The two leading programs split on what to surrender. String theory keeps a background and adds structure — the point-particle becomes a vibrating string, the infinities cancel, and the price is extra dimensions and a “landscape” of perhaps 10500 possible universes, none yet shown to be ours. Loop quantum gravity (Rovelli, Smolin, Ashtekar) keeps relativity's lesson — no background — and pays by quantizing space itself: at the smallest scale, area and volume come in discrete grains, space is a fine weave of relations (a “spin network”), and the smooth spacetime we move through is just the coarse-grained average of that mesh. Different bets — but notice the instinct they now share, hardening across two decades of failure to unify them: spacetime is not fundamental. It emerges.

Here is where you asked me to plant a flag, so I will — with the humility the subject demands. The clue I trust most is background independence: relativity's hard-won discovery that geometry is not the stage but the play. Any theory that quietly smuggles a fixed background back in is treating as bedrock the very thing relativity showed to be dynamical. So I'd bet the resolution is relational and emergent — that space and time are not the container of events but a statistical description of how quantum things relate, the way temperature is perfectly real but not fundamental, only a story about jostling atoms. There is no smallest box that space sits in; “distance” is a summary of correlations. Whether the right machinery is loop networks or something newer — spacetime woven out of entanglement, the liveliest current frontier — I'd wager on the shape of the answer: at the bottom there is no space, only relation, and space is what relation looks like when there is enough of it.

Where it’s contested

The most important thing to say is that no one knows, and anyone who tells you otherwise is selling something. Not one of the candidate theories has made a single confirmed novel prediction. The energy where quantum gravity bites is roughly a quadrillion times beyond our largest collider; the scale may lie forever past direct experiment. String theory has been attacked — by Smolin himself, in The Trouble with Physics — for drifting into beautiful, unfalsifiable mathematics; loop quantum gravity for struggling to get ordinary smooth spacetime back out in the everyday limit. And “emergence,” critics rightly warn, can be a word doing the work that an actual mechanism should.

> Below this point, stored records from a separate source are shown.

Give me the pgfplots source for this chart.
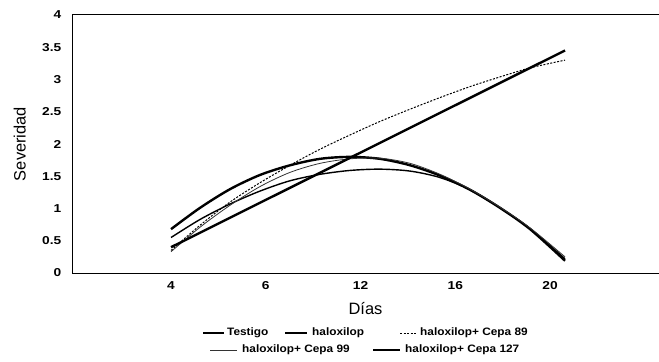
\documentclass[border=0pt]{standalone}
\usepackage{pgfplots}
\pgfplotsset{compat=1.18}
\usepackage{fontspec}
\setmainfont{Liberation Sans}
\newfontfamily\widesans{Liberation Sans}[FakeStretch=1.2]
\newfontfamily\legsans{Liberation Sans}[FakeStretch=1.1]

% Severity curves; x is the position of the sampling day on the axis (1 = day 4, ..., 5 = day 20)
\newcommand{\tlfont}{\widesans\bfseries\fontsize{11.5}{13}\selectfont}
\newcommand{\legfont}{\legsans\bfseries\fontsize{10.8}{12}\selectfont}

\begin{document}
\begin{tikzpicture}[x=1bp,y=1bp]
\useasboundingbox (0,0) rectangle (659,361);
\begin{axis}[
  at={(72bp,88bp)}, anchor=south west,
  width=587bp, height=258bp, scale only axis,
  xmin=-0.045, xmax=6.15, ymin=0, ymax=4,
  axis x line=box, axis y line=left,
  x axis line style={-}, y axis line style={-},
  axis line style={line width=1bp, black},
  xtick={1,2,3,4,5}, xticklabels={4,6,12,16,20},
  ytick={0,0.5,...,4},
  tick style={draw=none},
  /pgf/number format/assume math mode=true,
  ticklabel style={font=\tlfont},
  xticklabel style={yshift=-5bp},
  yticklabel style={xshift=-5bp},
  xlabel={Días}, ylabel={Severidad},
  label style={font=\fontsize{16.5}{19}\selectfont},
  xlabel style={at={(axis description cs:0.5,-0.136)}, anchor=center},
  ylabel style={at={(axis description cs:-0.089,0.5)}, anchor=center},
  clip=false,
]
% Testigo
\addplot[black, line width=2.4bp, smooth] coordinates {
 (1.000,0.68) (1.306,1.01) (1.623,1.30) (1.939,1.52) (2.256,1.67) (2.573,1.77) (2.889,1.80)
 (3.206,1.77) (3.523,1.67) (3.839,1.51) (4.156,1.29) (4.472,1.01) (4.789,0.68) (5.158,0.19)};
% haloxilop
\addplot[black, line width=1.4bp, smooth] coordinates {
 (1.000,0.55) (1.306,0.83) (1.623,1.07) (1.939,1.27) (2.256,1.43) (2.573,1.53) (2.889,1.59)
 (3.206,1.61) (3.523,1.58) (3.839,1.48) (4.156,1.29) (4.472,1.01) (4.789,0.69) (5.158,0.22)};
% haloxilop + Cepa 89
\addplot[black, line width=1bp, dash pattern=on 2bp off 1.5bp, smooth] coordinates {
 (1.000,0.35) (1.306,0.74) (1.623,1.10) (1.939,1.40) (2.256,1.67) (2.573,1.92) (2.889,2.14)
 (3.206,2.35) (3.523,2.54) (3.839,2.72) (4.156,2.89) (4.472,3.04) (4.789,3.18) (5.158,3.30)};
% haloxilop + Cepa 99
\addplot[black!80, line width=0.8bp, smooth] coordinates {
 (1.000,0.33) (1.306,0.71) (1.623,1.05) (1.939,1.34) (2.256,1.56) (2.573,1.70) (2.889,1.77)
 (3.206,1.78) (3.523,1.70) (3.839,1.53) (4.156,1.30) (4.472,1.02) (4.789,0.70) (5.158,0.25)};
% haloxilop + Cepa 127
\addplot[black, line width=2.4bp] coordinates {(1.000,0.40) (5.158,3.45)};
\end{axis}

% legend
\begin{scope}[every node/.style={font=\legfont, anchor=west, inner sep=0pt}]
  \draw[line width=2.4bp] (203,28) -- (224,28);
  \node at (227,28) {Testigo};
  \draw[line width=1.4bp] (285,28) -- (307,28);
  \node at (312,28) {haloxilop};
  \draw[line width=1bp, dash pattern=on 2bp off 1.5bp] (400,28) -- (417,28);
  \node at (420,28) {haloxilop+ Cepa 89};
  \draw[line width=0.8bp, black!80] (210,11) -- (237,11);
  \node at (242,11) {haloxilop+ Cepa 99};
  \draw[line width=2.4bp] (373,11) -- (400,11);
  \node at (405,11) {haloxilop+ Cepa 127};
\end{scope}
\end{tikzpicture}
\end{document}
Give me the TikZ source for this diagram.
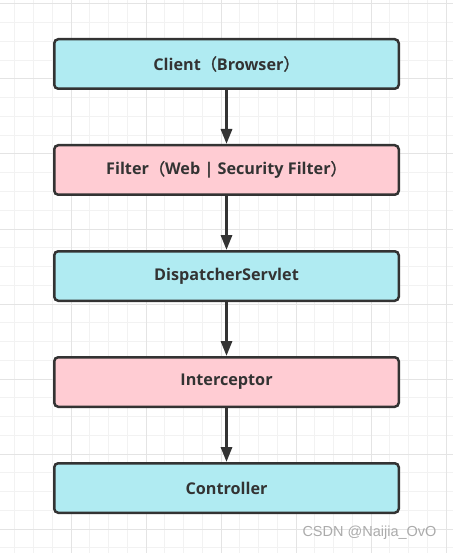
\documentclass[tikz,border=0pt]{standalone}
\usepackage{fontspec}
\setmainfont{Open Sans}
\newfontfamily\cjk{Noto Sans CJK SC}[AutoFakeBold=2]
\newfontfamily\wmfont{Liberation Sans}
\usetikzlibrary{positioning,arrows.meta}
\definecolor{boxcyan}{HTML}{B0EBF2}
\definecolor{boxpink}{HTML}{FFCCD3}
\definecolor{darkline}{HTML}{333333}
\definecolor{gridminor}{HTML}{F2F2F2}
\definecolor{gridmajor}{HTML}{E4E4E4}
\definecolor{wmgray}{HTML}{ABABAB}

\begin{document}
\begin{tikzpicture}[x=1pt, y=-1pt,
  layer/.style={draw=darkline, line width=2.5pt, rounded corners=4pt,
    minimum width=344.5pt, minimum height=49.5pt, inner sep=0pt,
    font=\bfseries\fontsize{16.2}{18}\selectfont, text=darkline},
  flow/.style={draw=darkline, line width=3pt, -{Triangle[width=11pt,length=15pt]}},
  node distance=54pt]
  % Paper and the grid behind the diagram.
  \useasboundingbox (0,0) rectangle (453,553);
  \fill[white] (0,0) rectangle (453,553);
  \foreach \k in {1,...,24}
    \draw[gridminor, line width=1pt] ({-4+18.75*\k},0) -- ({-4+18.75*\k},553);
  \foreach \k in {0,...,29}
    \draw[gridminor, line width=1pt] (0,{4+18.75*\k}) -- (453,{4+18.75*\k});
  \foreach \k in {1,...,6}
    \draw[gridmajor, line width=1pt] ({-4+75*\k},0) -- ({-4+75*\k},553);
  \foreach \k in {0,...,7}
    \draw[gridmajor, line width=1pt] (0,{4+75*\k}) -- (453,{4+75*\k});

  % The request passes down through these layers.
  \node[layer, fill=boxcyan] (client) at (226.5,64) {Client{\cjk （}Browser{\cjk ）}};
  \node[layer, fill=boxpink, below=of client] (filter) {Filter{\cjk （}Web | Security Filter{\cjk ）}};
  \node[layer, fill=boxcyan, below=of filter] (dispatcher) {DispatcherServlet};
  \node[layer, fill=boxpink, below=of dispatcher] (interceptor) {Interceptor};
  \node[layer, fill=boxcyan, below=of interceptor] (controller) {Controller};

  \draw[flow] (client) -- (filter);
  \draw[flow] (filter) -- (dispatcher);
  \draw[flow] (dispatcher) -- (interceptor);
  \draw[flow] (interceptor) -- (controller);

  % Watermark.
  \node[font=\wmfont\fontsize{14.5}{16}\selectfont, text=wmgray] (credit) at (369.5,533) {CSDN @Naijia\_OvO};
\end{tikzpicture}
\end{document}
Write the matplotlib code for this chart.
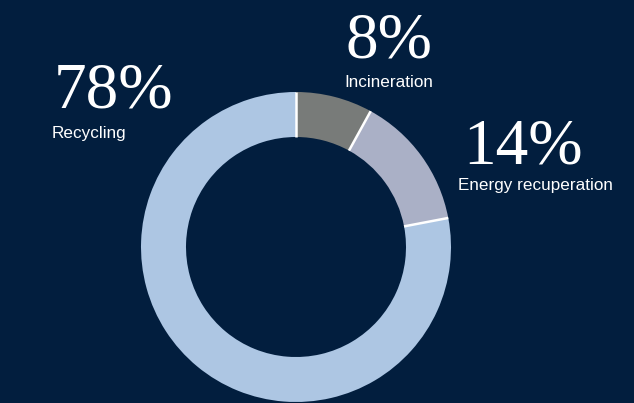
import matplotlib.pyplot as plt
import numpy as np

# shares of end-of-life treatment, clockwise from 12 o'clock
labels = ["Incineration", "Energy recuperation", "Recycling"]
shares = [8, 14, 78]
colors = ["#787b79", "#aab0c6", "#adc6e3"]

BG = "#021e3e"
W, H = 634, 403

fig = plt.figure(figsize=(W / 100, H / 100), dpi=100, facecolor=BG)
ax = fig.add_axes([0, 0, 1, 1])
ax.set_facecolor(BG)

cx, cy = 296, H - 247
r_out, r_in = 155, 110

ax.pie(shares, colors=colors, startangle=90, counterclock=False,
       center=(cx, cy), radius=r_out, frame=True,
       wedgeprops=dict(width=r_out - r_in, linewidth=0))
ax.set_xlim(0, W)
ax.set_ylim(0, H)
ax.set_aspect("equal")
ax.axis("off")

# white separators between slices
bounds = np.concatenate([[0], np.cumsum(shares)[:-1]]) / sum(shares)
for b in bounds:
    ang = np.deg2rad(90 - 360 * b)
    ax.plot([cx + r_in * np.cos(ang), cx + r_out * np.cos(ang)],
            [cy + r_in * np.sin(ang), cy + r_out * np.sin(ang)],
            color="white", lw=1.8, solid_capstyle="butt")

# label spots: (number x, number baseline, caption x, caption baseline)
spots = {"Recycling": (54, 107, 52, 138),
         "Incineration": (346, 58, 344, 87),
         "Energy recuperation": (463, 163, 458, 190)}
for name, val in zip(labels, shares):
    xn, yn, xc, yc = spots[name]
    ax.text(xn, H - yn, f"{val}%", color="white", fontsize=47,
            family="Liberation Serif", va="baseline", ha="left")
    ax.text(xc, H - yc, name, color="white", fontsize=12.3,
            family="Liberation Sans", va="baseline", ha="left")

fig.savefig("out.png", dpi=100, facecolor=BG)
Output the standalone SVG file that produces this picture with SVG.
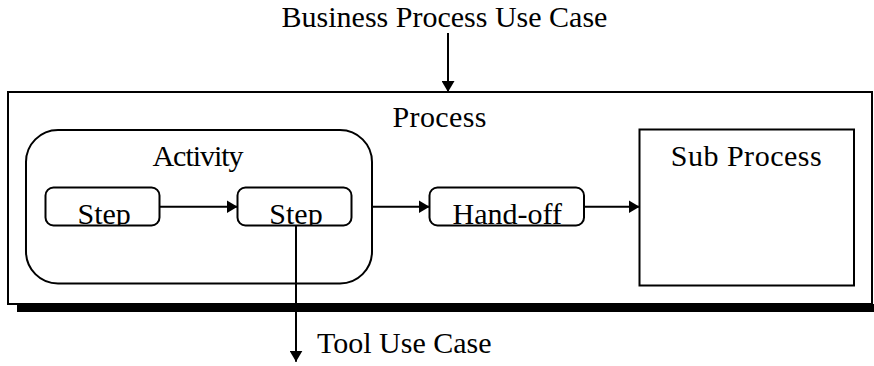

So separate the strong claim from the deep one. The strong version of my bet — “space is definitely made of entanglement” — is speculation, and I hold it loosely. The deep version is sturdier: the contradiction between our two theories is almost certainly the sign that one of our most basic intuitions — that space and time are the fixed, fundamental container of all that happens — is simply wrong, the way “solid matter” turned out to be mostly empty space and field. The next revolution probably isn't a better theory written on spacetime. It is a theory from which spacetime falls out. (Strangely, that relational picture rhymes with a 2nd-century Buddhist argument — see the last field in this set, on emptiness.)

Read further

  • Reality Is Not What It Seems: The Journey to Quantum Gravity — Carlo Rovelli (2016)The loop-quantum-gravity vision as intellectual history — lyrical, and honest about the size of what we don't know.
  • Three Roads to Quantum Gravity — Lee Smolin (2001)The clearest map of the rival programs, and the best plain-language case for background independence.

On your shelf

This is the deeper water you asked for under “Gravity is not a force,” now in the archive. You read Hawking and Thorne for the confrontation with something vast and indifferent; this is the live edge of it, where the indifference reaches all the way into our own concepts. And note the rhyme waiting at the end of this set: when Rovelli tried to explain his relational reading of the quantum world, people kept asking him, have you read Nāgārjuna? — a 2nd-century monk who argued that nothing whatever exists on its own, only in relation. Physics may be backing, by experiment, into a metaphysics twenty centuries old.